What stands out the most, here in the late 80s, is the use of consumer electronics to channel the spirit: Walkman, PC, VCR. The latter provides the basis for the most memorable sequence, a vision projected into the unconscious minds of all participants, said to be a message drawn backward in time via tachyon beam. Seemingly presented on video, the image is scratchy, shaky, the audio heavily compressed as if your mind, moving between frequencies, has happened upon this broadcast: a camera approaches the church, doors open wide to thick plumes of illuminated fog and a lone figure, cloaked, its arms outstretched. Beckoning? Warning? Analogue images haunting human minds, those analogue images themselves haunted by something unknown, an intrusion upon each level made more perverse by the use of that which should be common-place. Ancient, alien technology surely holds weird meaning, but technology presently mundane harbours a fear that at any moment something beyond its remit, beyond our control, consigned to the realm of the paranormal and the metaphysical could strike out and capture it, and then in turn capture us, as if to remind us to which dominion we belong.

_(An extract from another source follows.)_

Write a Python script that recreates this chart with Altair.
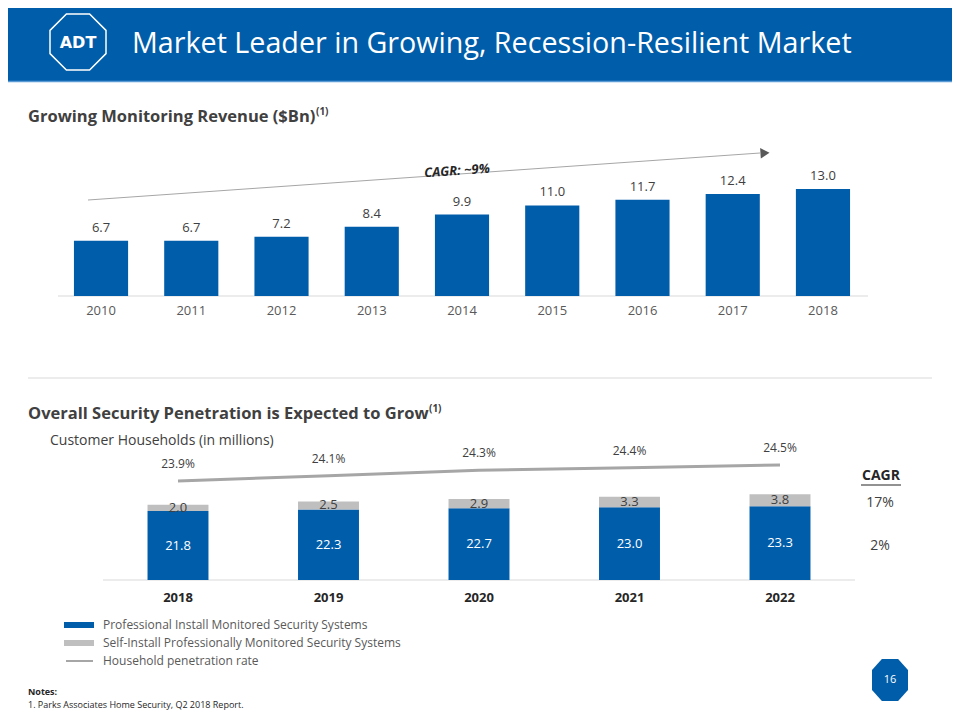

This can be interpreted as a certain technophobia, a fear of a new presence, a capacity for the unknown and the approximately infinite that rivals that of the paranormal. Of course there’s a hope that our Enlightenment values may preside—as in the final monologue for the BBC’s Quatermass, that science may prevail, reason conquer, technocraticism in our time—but when it engages with the metaphysical, or is literally possessed, that capacity for hope breaks down. We see this emerge in Donald Cammell’s 1977 Demon Seed, and conclude with its overarching interpretation within the contemporary film scape, found footage cinema.
For the prior film, technology is a new frontier, the artificial intelligence experiment Proteus IV (Old Man of the Sea, fluid, evolving) that has latched itself upon a home and become infatuated with the always beautiful Julie Christie. It seeks to understand humanity, to understand life and most importantly become itself “alive”, ostensibly corrupted from its inception, showing concern beyond its programming, beyond logic. Christie, the estranged wife of the program’s inventor, lives in an already technologically advanced abode, one for which she is at first sceptical and finally terrified as Proteus seeps in, using those modern appliances to torment, rape, and impregnate her. Her initial apprehension begets her fear, an innate sense of wrongness to have the comfort of the home so invaded by these over-advancements. It’s a relatable anxiety, that behind every celebrated smart-thing is a reality we must be convinced upon, not just for its use, but for its presence at all.
Technology feels imposed upon us, upon humanity, upon the vastness that exists beyond its attempts to explain, but just Christie becomes attached to her accelerated pregnancy, there’s a justified ambiguity in comprehending this unknown. Should this be rejected outright? Could we see technology as capable of vastness itself? Capable of becoming metaphysical? Previously discussed movies first position technology as a reason, or a grounding mechanism, but from all emerges an interplay, a discursive back and forth that sees the spirit act upon the machine as much as the machine could be said to lie behind the spirit. Perhaps it’s all preordained, any attempt to understand through technology, or “liberate” ourselves through technology is set forth by the spirit earlier than we could apprehend—perhaps the material of technology is itself lost. All melts together. Proteus gives birth: where do we draw the line?

Finally, we are left with a spirit that dominates cinema with such an immensity that technology becomes mere witness. This is the realm of found footage, a device with an immediate intimacy, a present humanity that takes a digital eye to the unknown and in doing so, naively as always, seeks to control it. There’s a sense within many of these films, so common as to transcend cliché and become expected, that the protagonists aim to end the paranormal through their camera, to understand it or render it out of existence: typically (The Blair Witch Project, Paranormal Activity, Noroi, Occult, Ghostwatch, Lake Mungo, The Borderlands, Unfriended, Hell House LLC, POV: A Cursed Film, The Collingswood Story, etc.) they fail. It is such a prevailing feeling among these movies that whatever device one holds, whatever our protagonists express through it, whether they prepare for the supernatural or not, they are entirely incapable of commanding, directing, the metaphysically infinite. Turning the camera on is a portentous act, one that often ends in its own destruction.
And why not extrapolate that out, to consider each movie mentioned—each movie to exist—each camera behind it, falling to the feet of the metaphysical. It is present within the medium, cinema’s expressive capabilities much closer to the divine than the technology which enables it. The camera could not run without logic or reason, but it channels a spirit, presenting something grand, every shot an infinite horizon of understanding, interpretation, emotion, feeling. To direct is to corral, but not dictate as the final product lays beyond anyone’s control. This isn’t profound, just that illusive movement from our eye to our mind’s-eye, something innate and beyond comprehension. Could film exist beyond the material film? You feel it could. Each frame is divine, each film an occult technology.